One of the few survivors from the Blair Cabinet was Des Browne, the defense secretary, who made Britain a laughing stock when Royal Navy sailors and marines were taken hostage by Iran.

Yet another of Gordon Brown’s namesakes to be brought into the Cabinet is Mark Malloch Brown, the former deputy secretary general of the United Nations. Though not a full Cabinet minister, Mr. Malloch Brown will be entitled to attend Cabinet meetings in his capacity as a minister of state at the Foreign Office, with special responsibility for Africa, Asia, and the U.N. Already knighted by the Queen, he will now be elevated to the House of Lords to save him the trouble of election. (British ministers must be members of one or another chamber of Parliament.)

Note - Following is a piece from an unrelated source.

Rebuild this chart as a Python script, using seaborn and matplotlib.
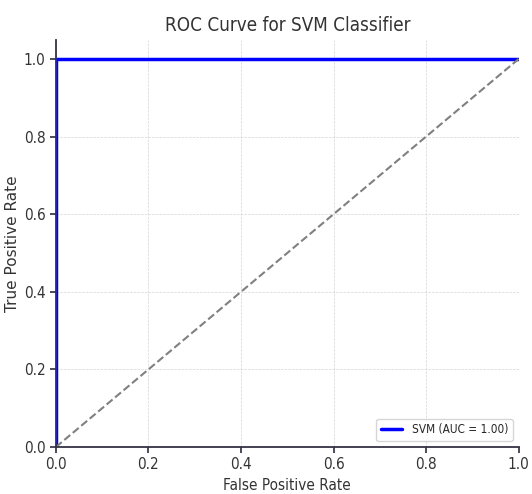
import numpy as np
import pandas as pd
import matplotlib
matplotlib.use("Agg")
import matplotlib.pyplot as plt
import seaborn as sns

# ROC curve values
fpr = [0.0, 0.0, 1.0]
tpr = [0.0, 1.0, 1.0]
chance = [0.0, 1.0]
auc_label = "SVM (AUC = 1.00)"

sns.set_theme(style="whitegrid")
plt.rcParams['font.family'] = ['DejaVu Sans']
plt.rcParams['font.stretch'] = 'condensed'

fig, ax = plt.subplots(figsize=(5.32, 4.94), dpi=100)

roc_df = pd.DataFrame({"fpr": fpr, "tpr": tpr})
sns.lineplot(data=roc_df, x="fpr", y="tpr", ax=ax, color="blue", lw=2.5,
             label=auc_label, sort=False, estimator=None)
ax.plot(chance, chance, color="gray", linestyle="--", lw=1.5)

ax.set_xlim(0.0, 1.0)
ax.set_ylim(0.0, 1.05)
ax.set_title("ROC Curve for SVM Classifier", fontsize=13.5, color="#333333")
ax.set_xlabel("False Positive Rate", fontsize=11, color="#333333")
ax.set_ylabel("True Positive Rate", fontsize=11, color="#333333",
              fontstretch="normal")
ax.yaxis.set_label_coords(-0.078, 0.5)
ax.tick_params(axis="both", labelsize=11, colors="#333333", length=4,
               color="#333344", left=True, bottom=True)
ax.grid(True, linestyle="--", linewidth=0.5, color="#d5d5d5")

for side in ["top", "right"]:
    ax.spines[side].set_visible(False)
for side in ["left", "bottom"]:
    ax.spines[side].set_color("#333344")
    ax.spines[side].set_linewidth(1.3)
    ax.spines[side].set_zorder(5)

ax.legend(loc="lower right", fontsize=8.5, frameon=True, handlelength=1.8)

fig.subplots_adjust(left=0.105, right=0.975, top=0.92, bottom=0.095)
fig.savefig("out.png", dpi=100)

Mark Malloch Brown is notorious in America for his attack a year ago on the Bush administration for allowing “too much U.N.-bashing” by Rush Limbaugh and Fox News. John Bolton, then U.S. ambassador to the U.N., declared that this was the “worst mistake by a senior U.N. official” he had ever seen.

This rebuke did not deter Mr. Malloch Brown from telling a World Bank audience that their mission was “hugely at risk” as long as their president was Paul Wolfowitz. The latter had led a campaign against corruption which alarmed Mr. Malloch Brown, the chief apologist for his boss Kofi Annan over the Oil for Food scandal, besides the waste and embezzlement of U.N. funds revealed by its auditors.

The Wolfowitz affair also distracted attention from Mr. Malloch Brown’s own disgraceful record as head of the U.N. Development Program and especially from his own relationship with George Soros, with whose business and charitable empire his program had extensive dealings.

Mr. Malloch Brown was recently appointed vice-chairman both of Mr. Soros’s hedge fund and of his Open Society charity. The luxurious upstate New York house in which he lives belongs to Mr. Soros. Of all Gordon Brown’s ministerial appointments, this is the most bizarre. It is hard to see how Mr. Malloch Brown will survive as a minister, once the British press starts taking an interest in him.

What will be noted in Washington is Prime Minister Brown’s promotion of a discredited U.N. official who is a bitter enemy, not only of President Bush, but also of the United States. This appointment does not augur well, either for the Anglo-American relationship or for future co-operation in the war on terror.